Liberdade de imprensa exige emergência mediática
Além da necessidade de haver retornos do uso da produção jornalística, impõe-se a declaração do “estado de emergência mediática”. A saúde da cidadania impõe-na, a exemplo das emergências sanitária e ambiental.
Está a celebrar-se o bicentenário da liberdade de imprensa. E a saúde dos média vive hoje uma crise que justifica medidas especiais.
Na 1.ª lei da liberdade de imprensa (12.07.1821), os liberais liquidaram a censura prévia. Mas foi sol de pouca dura. Os golpes absolutistas, a partir da Abrilada (1823), reintroduziram a censura prévia e pouco depois (março 1824) revogaram a lei pioneira.
A partir daí houve altos e baixos na nossa história da imprensa. E foi preciso chegarmos ao 25 de Abril (1974) para se respirar, sem censuras estatais, o período mais longo de vida (democrática) do país.
Hoje, o estrangulamento não está nas leis, está no mercado. O pulsar do mercado – palavra que esconde a cidadania –, subjugado às regras da desregulação dos potentados tecnológicos, está a afetar as empresas mediáticas. Em Portugal e um pouco por todo o mundo. Sobretudo a “imprensa livre” (não estatal) tem sofrido fortes revezes associados à pressão, ou subversão, de populismos associados à desinformação nas’ redes’. Esta desinformação (fake news) polui o espaço público e afeta o uso da informação credível. Um estudo recente da ONG Reporters Sans Frontières (RSF) mostra uma preocupante desconfiança pública em relação aos jornalistas. Desconfiar dos jornalistas para confiar em vendedores de ‘fake news’ (caso Trump) é um tremendo risco para a democracia.
Vive-se hoje uma crise de excesso de informação, com a ‘galáxia digital’ a impor-se sobre os média tradicionais. No meio de crises (papel e publicidade), a passagem para o jornalismo digital está longe de satisfazer às necessidades económicas do setor. As empresas jornalísticas precisam de suportes diferentes das de outros ramos. Porquê? Porque desempenham um papel fundamental na sustentabilidade da democracia. Porque são uma necessidade básica da vida, tal como os serviços de saúde e a defesa ambiental.

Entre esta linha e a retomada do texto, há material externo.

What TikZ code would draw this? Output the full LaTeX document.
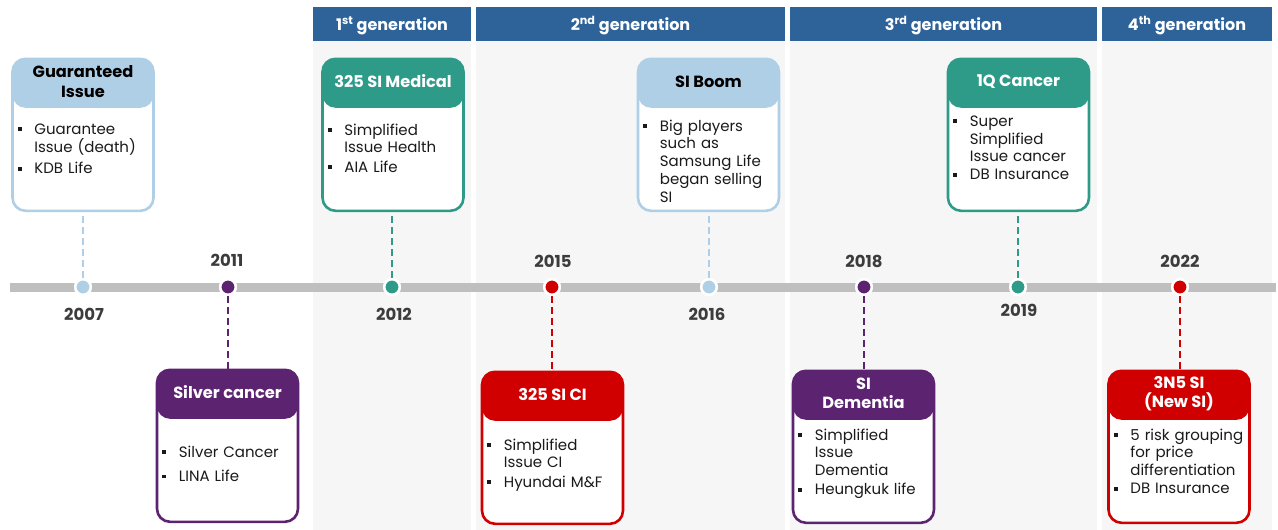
\documentclass[tikz,border=0pt]{standalone}
\usepackage{fontspec}
\setmainfont{Poppins}
\definecolor{genblue}{HTML}{2E6399}
\definecolor{panelgray}{HTML}{F6F6F6}
\definecolor{axisgray}{HTML}{BFBFBF}
\definecolor{yeargray}{HTML}{3C3C3C}
\definecolor{skyblue}{HTML}{AFCFE6}
\definecolor{tealc}{HTML}{2E9B89}
\definecolor{plum}{HTML}{5B2370}
\definecolor{crimson}{HTML}{D00000}
\definecolor{inkc}{HTML}{1A1A1A}
% one bullet line of a card body
\newcommand\bitem[1]{\noindent\makebox[16.5pt][l]{\rule[0.2em]{3.8pt}{3.8pt}}\parbox[t]{122pt}{#1}\par}
\newcommand\igap{\vspace{6.5pt}}
% generation banner label, set a little low in its band
\newcommand\genlabel[2]{\raisebox{-2pt}{#1\textsuperscript{#2} generation}}
\begin{document}
\begin{tikzpicture}[x=1pt,y=-1pt,
  genhead/.style={fill=genblue,text=white,font=\bfseries\fontsize{16}{19}\selectfont,
    inner sep=0,minimum height=34pt,text height=9.5pt,text depth=0pt},
  card/.style={draw=#1,fill=white,line width=2.6pt,rounded corners=13pt,
    minimum width=141pt,minimum height=152pt,inner sep=0,anchor=north,
    path picture={\fill[#1] (path picture bounding box.north west)
      rectangle ([yshift=-49pt]path picture bounding box.north east);}},
  cardhead/.style={text=#1,font=\bfseries\fontsize{16.2}{19.5}\selectfont,align=center,inner sep=0},
  cardbody/.style={text=inkc,font=\fontsize{15}{17.8}\selectfont,text width=138pt,
    align=left,inner sep=0,anchor=north west},
  dot/.style={circle,fill=#1,draw=white,line width=2.4pt,minimum size=15.5pt,inner sep=0},
  year/.style={text=yeargray,font=\bfseries\fontsize{16.5}{19}\selectfont,inner sep=0},
  link/.style={draw=#1,line width=2.4pt,dash pattern=on 7pt off 4pt}
]
\useasboundingbox (0,0) rectangle (1278,530);
\fill[white] (0,0) rectangle (1278,530);

% generation bands
\fill[panelgray] (313,41) rectangle (471,530);
\fill[panelgray] (476,41) rectangle (785,530);
\fill[panelgray] (790,41) rectangle (1097,530);
\fill[panelgray] (1102,41) rectangle (1272,530);
\node[genhead,minimum width=158pt] (g1) at (392,24) {\genlabel{1}{st}};
\node[genhead,minimum width=309pt] (g2) at (630.5,24) {\genlabel{2}{nd}};
\node[genhead,minimum width=307pt] (g3) at (943.5,24) {\genlabel{3}{rd}};
\node[genhead,minimum width=170pt] (g4) at (1187,24) {\genlabel{4}{th}};

% time axis
\coordinate (ax0) at (10,287);
\coordinate (ax1) at (1276,287);
\draw[axisgray,line width=9pt] (ax0) -- (ax1);

% milestones on the axis
\node[dot=skyblue] (d07) at (83,287) {};
\node[dot=plum]    (d11) at (228,287) {};
\node[dot=tealc]   (d12) at (392,287) {};
\node[dot=crimson] (d15) at (552,287) {};
\node[dot=skyblue] (d16) at (709,287) {};
\node[dot=plum]    (d18) at (864,287) {};
\node[dot=tealc]   (d19) at (1018,287) {};
\node[dot=crimson] (d22) at (1180,287) {};

\node[year] (y07) at (84,314) {2007};
\node[year] (y11) at (227,260) {2011};
\node[year] (y12) at (394,314) {2012};
\node[year] (y15) at (553,261) {2015};
\node[year] (y16) at (707,314) {2016};
\node[year] (y18) at (864,261) {2018};
\node[year] (y19) at (1019,310) {2019};
\node[year] (y22) at (1180,261) {2022};

% cards above the axis
\node[card=skyblue] (gi) at (83,57.5) {};
\node[cardhead=black] at ([yshift=-24pt]gi.north) {Guaranteed\\Issue};
\node[cardbody] at ([xshift=6.5pt,yshift=-66pt]gi.north west)
  {\bitem{Guarantee\\Issue (death)}\igap\bitem{KDB Life}};

\node[card=tealc] (med) at (393,57.5) {};
\node[cardhead=white] at ([yshift=-24pt]med.north) {325 SI Medical};
\node[cardbody] at ([xshift=6.5pt,yshift=-66pt]med.north west)
  {\bitem{Simplified\\Issue Health}\igap\bitem{AIA Life}};

\node[card=skyblue] (boom) at (708.5,57.5) {};
\node[cardhead=black] at ([yshift=-24pt]boom.north) {SI Boom};
\node[cardbody] at ([xshift=6.5pt,yshift=-62pt]boom.north west)
  {\bitem{Big players\\such as\\Samsung Life\\began selling\\SI}};

\node[card=tealc] (q1) at (1018.5,57.5) {};
\node[cardhead=white] at ([yshift=-24pt]q1.north) {1Q Cancer};
\node[cardbody] at ([xshift=6.5pt,yshift=-58pt]q1.north west)
  {\bitem{Super\\Simplified\\Issue cancer}\igap\bitem{DB Insurance}};

% cards below the axis
\node[card=plum] (silver) at (227.5,368.5) {};
\node[cardhead=white] at ([yshift=-24pt]silver.north) {Silver cancer};
\node[cardbody] at ([xshift=6.5pt,yshift=-77pt]silver.north west)
  {\bitem{Silver Cancer}\igap\bitem{LINA Life}};

\node[card=crimson] (ci) at (552.5,370.5) {};
\node[cardhead=white] at ([yshift=-24pt]ci.north) {325 SI CI};
\node[cardbody] at ([xshift=6.5pt,yshift=-68pt]ci.north west)
  {\bitem{Simplified\\Issue CI}\igap\bitem{Hyundai M\&F}};

\node[card=plum] (dem) at (863.5,369.5) {};
\node[cardhead=white] at ([yshift=-24pt]dem.north) {SI\\Dementia};
\node[cardbody] at ([xshift=6.5pt,yshift=-59pt]dem.north west)
  {\bitem{Simplified\\Issue\\Dementia}\igap\bitem{Heungkuk life}};

\node[card=crimson] (n5) at (1179,369.5) {};
\node[cardhead=white] at ([yshift=-24pt]n5.north) {3N5 SI\\(New SI)};
\node[cardbody] at ([xshift=6.5pt,yshift=-59pt]n5.north west)
  {\bitem{5 risk grouping\\for price\\differentiation}\igap\bitem{DB Insurance}};

% dashed leaders from milestones to cards
\draw[link=skyblue] (d07) -- (d07 |- gi.south);
\draw[link=tealc]   (d12) -- (d12 |- med.south);
\draw[link=skyblue] (d16) -- (d16 |- boom.south);
\draw[link=tealc]   (d19) -- (d19 |- q1.south);
\draw[link=plum]    (d11) -- (d11 |- silver.north);
\draw[link=crimson] (d15) -- (d15 |- ci.north);
\draw[link=plum]    (d18) -- (d18 |- dem.north);
\draw[link=crimson] (d22) -- (d22 |- n5.north);
% redraw milestone dots over the leaders
\foreach \d/\c in {d07/skyblue,d11/plum,d12/tealc,d15/crimson,d16/skyblue,d18/plum,d19/tealc,d22/crimson}
  \node[dot=\c] at (\d) {};
\end{tikzpicture}
\end{document}
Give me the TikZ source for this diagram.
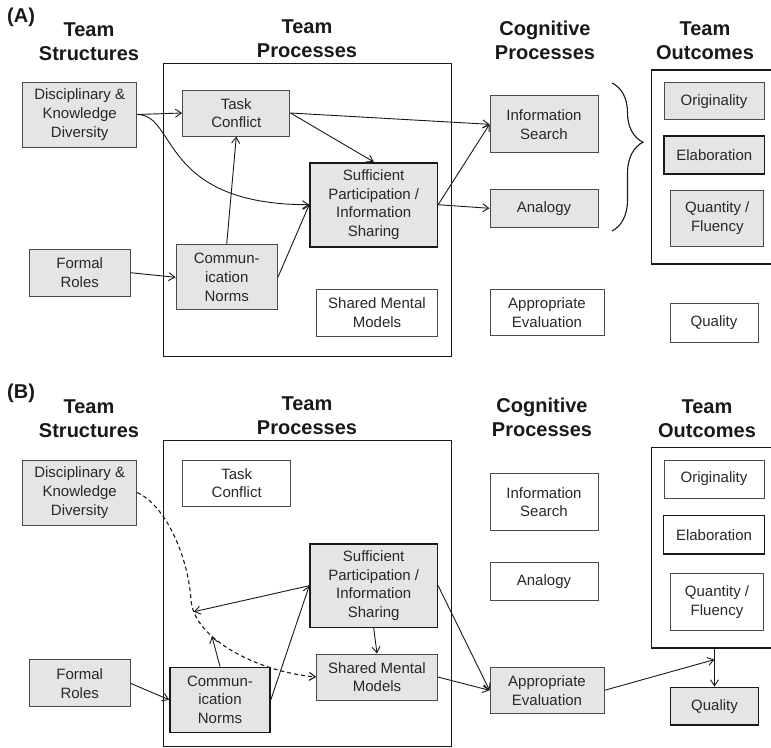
\documentclass[tikz,border=0pt]{standalone}
\usepackage{fontspec}
\setmainfont{Liberation Sans}
\usetikzlibrary{arrows.meta,decorations.pathreplacing}
\definecolor{boxfill}{RGB}{229,229,229}
\definecolor{edgecol}{RGB}{75,75,75}
\definecolor{inkcol}{RGB}{25,25,25}
\definecolor{txtcol}{RGB}{40,40,40}
\newcommand\boxfont{\fontsize{15}{18.7}\selectfont}
\newcommand\headfont{\fontsize{20}{24}\selectfont\bfseries}
\tikzset{
  gbox/.style={draw=edgecol, fill=boxfill, line width=1pt, inner sep=0pt, align=center, font=\boxfont, text=txtcol},
  wbox/.style={gbox, fill=white},
  gboxb/.style={gbox, draw=inkcol, line width=1.6pt},
  wboxb/.style={wbox, draw=inkcol, line width=1.6pt},
  sz/.style 2 args={minimum width=#1pt, minimum height=#2pt},
  frame/.style={draw=inkcol, line width=1.4pt, inner sep=0pt, anchor=north west},
  head/.style={font=\headfont, align=center, anchor=north, inner sep=0pt, text=inkcol},
  panel/.style={font=\headfont, anchor=base west, inner sep=0pt, text=inkcol},
  arr/.style={-{Straight Barb[length=6pt,width=8pt]}, line width=0.9pt, draw=inkcol},
  dasharr/.style={arr, line width=1.1pt, dash pattern=on 4pt off 3pt},
  curly/.style={draw=inkcol, line width=1.1pt, decorate, decoration={brace, amplitude=31pt, aspect=0.4}}
}
\begin{document}
\begin{tikzpicture}[x=1pt, y=-1pt]
\useasboundingbox (0,0) rectangle (771,747);

% ---------------- Panel A ----------------
\node[panel] (labA) at (7,22) {(A)};
\node[head] (hsA) at (89,22.7) {Team\\Structures};
\node[head] (hpA) at (307,19.3) {Team\\Processes};
\node[head] (hcA) at (545,20.7) {Cognitive\\Processes};
\node[head] (hoA) at (705,21.7) {Team\\Outcomes};

\node[frame, sz={288}{293.3}] (tpA) at (162.7,62.7) {};
\node[frame, sz={140}{194}] (obA) at (650.7,69.3) {};

\node[gbox, sz={114}{65}] (dA) at (79.7,114.5) {Disciplinary \&\\Knowledge\\Diversity};
\node[gbox, sz={100.7}{46.7}] (frA) at (79.7,272.7) {Formal\\Roles};
\node[gbox, sz={107.3}{46}] (tcA) at (236.3,113) {Task\\Conflict};
\node[gboxb, sz={127.3}{84}] (spA) at (373.7,204.7) {Sufficient\\Participation /\\Information\\Sharing};
\node[gbox, sz={101.3}{65.3}] (cnA) at (226.7,277.3) {Commun-\\ication\\Norms};
\node[wbox, sz={120.7}{46.7}] (smA) at (377,312.7) {Shared Mental\\Models};
\node[gbox, sz={108}{56.7}] (isA) at (544,124.3) {Information\\Search};
\node[gbox, sz={108}{38}] (anA) at (544,208.3) {Analogy};
\node[wbox, sz={114}{46}] (aeA) at (547,312.3) {Appropriate\\Evaluation};
\node[gbox, sz={100}{37.3}] (orA) at (714,101.3) {Originality};
\node[gboxb, sz={100.7}{38}] (elA) at (714.3,155) {Elaboration};
\node[gbox, sz={93.3}{56}] (qfA) at (717.3,218) {Quantity /\\Fluency};
\node[wbox, sz={88}{39}] (quA) at (714,322.5) {Quality};

\draw[curly] (612,83) -- (612,231);

\draw[arr] (dA.east) -- (tcA.west);
\draw[arr] (dA.east) .. controls +(40,0) and +(-150,0) .. (spA.west);
\draw[arr] (tcA.east) -- (isA.west);
\draw[arr] (tcA.east) -- (spA.north);
\draw[arr] (cnA.north) -- (tcA.south);
\draw[arr] (cnA.east) -- (spA.west);
\draw[arr] (frA.east) -- (cnA.west);
\draw[arr] (spA.east) -- (isA.west);
\draw[arr] (spA.east) -- (anA.west);

% ---------------- Panel B ----------------
\node[panel] (labB) at (7,398) {(B)};
\node[head] (hsB) at (89,400) {Team\\Structures};
\node[head] (hpB) at (307,396.7) {Team\\Processes};
\node[head] (hcB) at (542,398.3) {Cognitive\\Processes};
\node[head] (hoB) at (707,399.3) {Team\\Outcomes};

\node[frame, sz={288}{305.5}] (tpB) at (162.7,440) {};
\node[frame, sz={140}{200.6}] (obB) at (650.7,446.7) {};

\node[gbox, sz={114}{65}] (dB) at (79.7,492.5) {Disciplinary \&\\Knowledge\\Diversity};
\node[gbox, sz={100.7}{46.7}] (frB) at (79.7,683.3) {Formal\\Roles};
\node[wbox, sz={108}{46}] (tcB) at (236.7,483) {Task\\Conflict};
\node[gboxb, sz={127.3}{83.3}] (spB) at (373.7,585.7) {Sufficient\\Participation /\\Information\\Sharing};
\node[gbox, sz={120.7}{46}] (smB) at (377,677) {Shared Mental\\Models};
\node[gboxb, sz={100}{65}] (cnB) at (220,699.8) {Commun-\\ication\\Norms};
\node[wbox, sz={108}{57.4}] (isB) at (544,502) {Information\\Search};
\node[wbox, sz={108}{38}] (anB) at (544,581.7) {Analogy};
\node[gbox, sz={114}{46}] (aeB) at (547,690.3) {Appropriate\\Evaluation};
\node[wbox, sz={100}{38}] (orB) at (714,479) {Originality};
\node[wboxb, sz={100.7}{38.3}] (elB) at (714,534.8) {Elaboration};
\node[wbox, sz={93.3}{57.4}] (qfB) at (717,602) {Quantity /\\Fluency};
\node[gboxb, sz={87.7}{37.7}] (quB) at (714.5,706.2) {Quality};

\draw[dasharr] (dB.east) .. controls (165,505) and (188,555) .. (191,600)
   .. controls (194,640) and (260,672) .. (smB.west)
   coordinate[pos=0.1] (dk1) coordinate[pos=0.33] (dk2);
\draw[arr] (spB.west) -- (dk1);
\draw[arr] (cnB.north) -- (dk2);
\draw[arr] (cnB.east) -- (spB.west);
\draw[arr] (frB.east) -- (cnB.west);
\draw[arr] (spB.south) -- (smB.north);
\draw[arr] (spB.east) -- (aeB.west);
\draw[arr] (smB.east) -- (aeB.west);
\draw[arr] (quB.north |- obB.south) -- (quB.north);
\path (quB.north) ++(0,-27) coordinate (qin);
\draw[arr] (aeB.east) -- (qin);
\end{tikzpicture}
\end{document}
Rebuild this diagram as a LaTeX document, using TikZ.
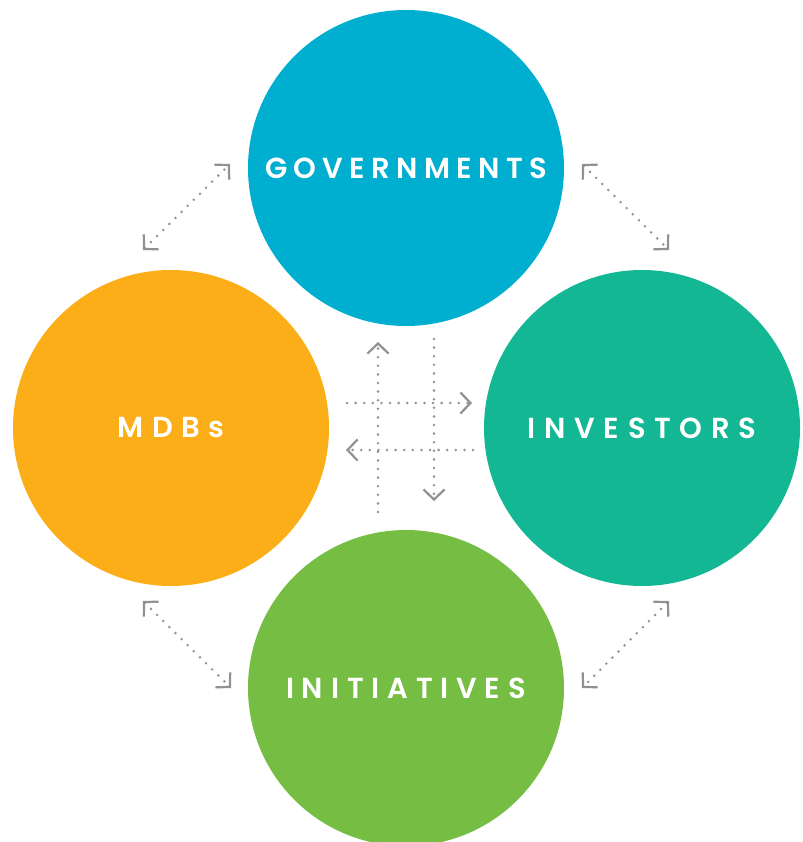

A liberdade de imprensa impõe-se como necessidade basilar da cidadania. Essencial para a participação dos cidadãos na vida social, cultural, económica e política. Victor Hugo dizia que a imprensa é a locomotiva do progresso. Hoje sê-lo-ão os média em geral.
A cidadania precisa da saúde da imprensa. Apesar de ter aumentado, com a pandemia, a necessidade de informação, os média têm perdido influência em favor da informação avulsa e gratuita que circula na ‘ágora global‘.
Impõem-se medidas, à escala europeia, para conter a ‘extorsão’ da informação jornalística feita pelos ‘gigantes tec’ como Google, Facebook, Amazon, Apple e Yahoo. A UE tem estado preocupada, e bem, com a desinformação (a polémica “carta dos direitos humanos da era digital” surge daí), mas não se vê que queira travar a ‘extorsão’ feita pelos gigantes.
A desregulação só serve os gigantes e os paraísos fiscais. E o problema é grave. Como o sentiu a Austrália, combatendo o abuso. Apesar das ameaças, as autoridades australianas vergaram os gigantes, para bem da imprensa.
Além da necessidade de haver retornos do uso da produção jornalística, impõe-se a declaração do “estado de emergência mediática”. A saúde da cidadania impõe-na, a exemplo das emergências sanitária e ambiental. A informação jornalística constitui uma pedra angular da democracia. Enquanto não há um modelo de negócio digital sustentado para o setor e enquanto os ‘gigantes tec’ continuam sem lei nem roque, a emergência mediática é uma questão de sobrevivência das democracias. Cabe ao poder político e às instituições cívicas definir o âmbito desta emergência mediática. Algumas das medidas poderiam ser:
- defesa da Declaração Universal dos Direitos Humanos como carta magna da produção jornalística;
- apoios especiais (da bazuca) às empresas de média para o jornalismo investigativo, rigoroso e plural;
- (re)lançamento nas escolas (a partir do 2.º ciclo) da campanha Ler Jornais é Saber Mais, com apoios estatais;
- regulação do uso da informação jornalística pelos ‘gigantes tec’.
Neste tempo de celebração bicentenária, a liberdade de imprensa passa claramente pela emergência mediática.